Zeitweise kommen wissenschaftliche Erklärungen in Hülle und Fülle daher. Was bei mir aber hängen geblieben ist, sind nur die Zeilen von Dylan Thomas, der immer wieder zitiert wird. Albert Einstein versus mit Dylan Thomas. Relativitätstheorie und Quantenmechanik mit „Geh nicht gelassen durch die gute Nacht“. Und am Ende siegt, wie in Hollywood üblich, das Herz über die Wissenschaft. Und natürlich sind einige Wissenschaftler Teil einer weltweiten Verschwörung, also kann man den Eierköpfen in ihren Elfenbeinturm nicht trauen. Als Bösewicht gibt es einen großartigen Michael Caine zu sehen. Da ist auf der anderen Seite ein ehrlicher Farmer, der zuvor Flieger und Raumfahrer war, eine ehrliche Haut, dem es um seine Familie geht.
Der Film hat einen schönen Humor. Am witzigsten empfand ich die Diskussion mit der Lehrerin zu Beginn des Films. Diese Lehrerin unterrichtet nach einem Lehrbuch, dass die Mondlandung nie stattgefunden habe und nur ein Propaganda-Trick der Amerikaner gewesen sei. Dieser Humor hat für mich zwei Stufen. Stufe 1 ist die allgemeine Diskussion in den USA um die Evolutionstheorie von Charles Darwin. Der Mensch dürfe im Land der Tea Party nicht vom Affen abstammen. Hier hält Nolan den Amerikanern einen Spiegel vor. Stufe 2 ist die Satire um die gefakte Mondlandung, bei der auch Stanley Kubrick seine Hand im Stil gehabt haben soll. Hier zitiert Nolan den filmischen Übervater Kubrick.
Zur Musik – und ich habe es befürchtet: ich sag es offen heraus. Der Soundtrack Interstellar ist schrecklich, kein Wunder, denn er stammt aus der Feder von Hans Zimmer. Wenn ich böse wäre, würde ich sagen: Hans Zimmer ist beim Komponieren auf seiner Orgel eingeschlafen. Ja, ich mag seine Musik nicht und dieses Mal tritt Zimmer gegen György Ligeti oder sogar gegen die Strauß-Brüder an und scheitert fulminant. Nolan hatte mit Zimmer schon bei den Batman-Filmen zusammengearbeitet. Zimmer sagt, er habe die Musik ohne den Film machen dürfen/müssen. Nolan habe ihn nur Manuskriptseiten zur Verfügung gestellt und dann sei die Musik nur so geflossen. Ja, ja, Blabla. Sphärische Klänge haben wir schon anderswo besser gehört, zum Beispiel vor ein paar Jahren bei Gravity von Steven Price. Selbst der Soundtrack von Oblivion von M38 war um Welten besser.

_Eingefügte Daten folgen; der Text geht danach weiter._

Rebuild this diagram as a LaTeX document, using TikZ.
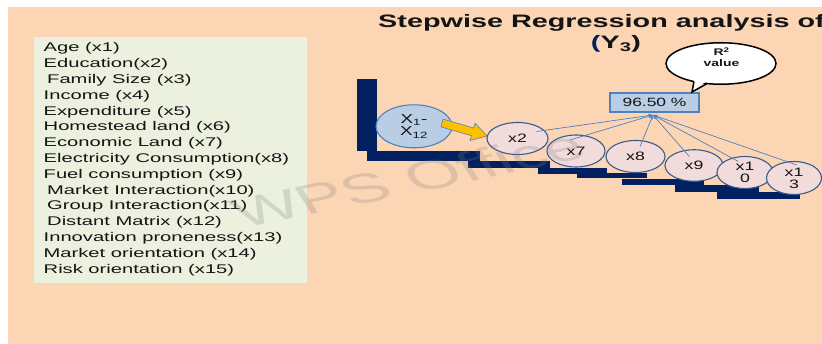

Vorbildlich und ausnahmslos atemberaubend waren für mich aber die Special Effects. Diese sind allererste Sahne und da setzt das Team von Double Negative Maßstäbe. Wer VFX liebt, dem wird Interstellar auf jeden Fall gefallen, da bin ich mir sicher. Der Bilderrausch ist enorm. Hier kann Christopher Nolan zeigen, dass er sein Handwerk als moderner Filmemacher versteht. Für die visuellen Effekte wurde der Film auch mit einem Oscar ausgezeichnet.

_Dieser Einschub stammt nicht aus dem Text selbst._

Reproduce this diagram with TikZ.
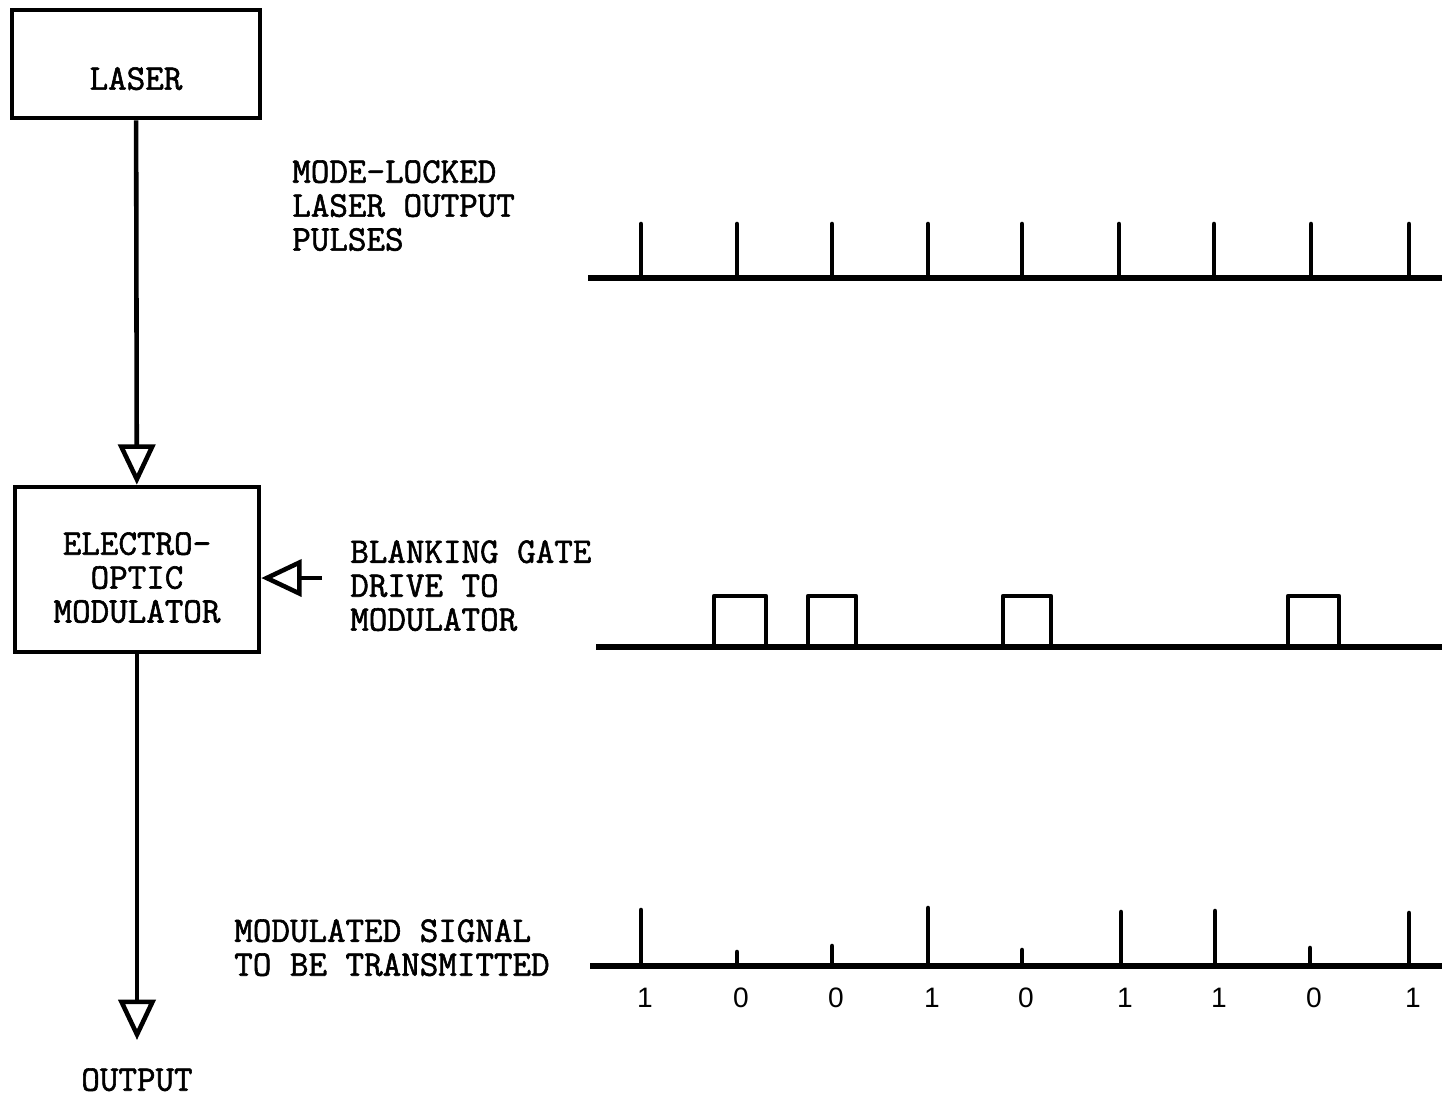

Für mich ist Interstellar auf der einen Seite eine Mischung aus 2001, Contact und Gravity, auf der anderen Seite ein aufwendig gemachter Science Fiction-Film, wie es heute nur noch wenige gibt. Nach dem ersten Betrachten des Films war ich aufgewühlt, visuell überwältigt und musste erst einmal eine Nacht schlafen, um meine Gedanken und Emotionen zu ordnen. Nach dem zweiten und dritten Anschauen meine ich: Sehr gut gemacht, aber beileibe kein Meisterwerk.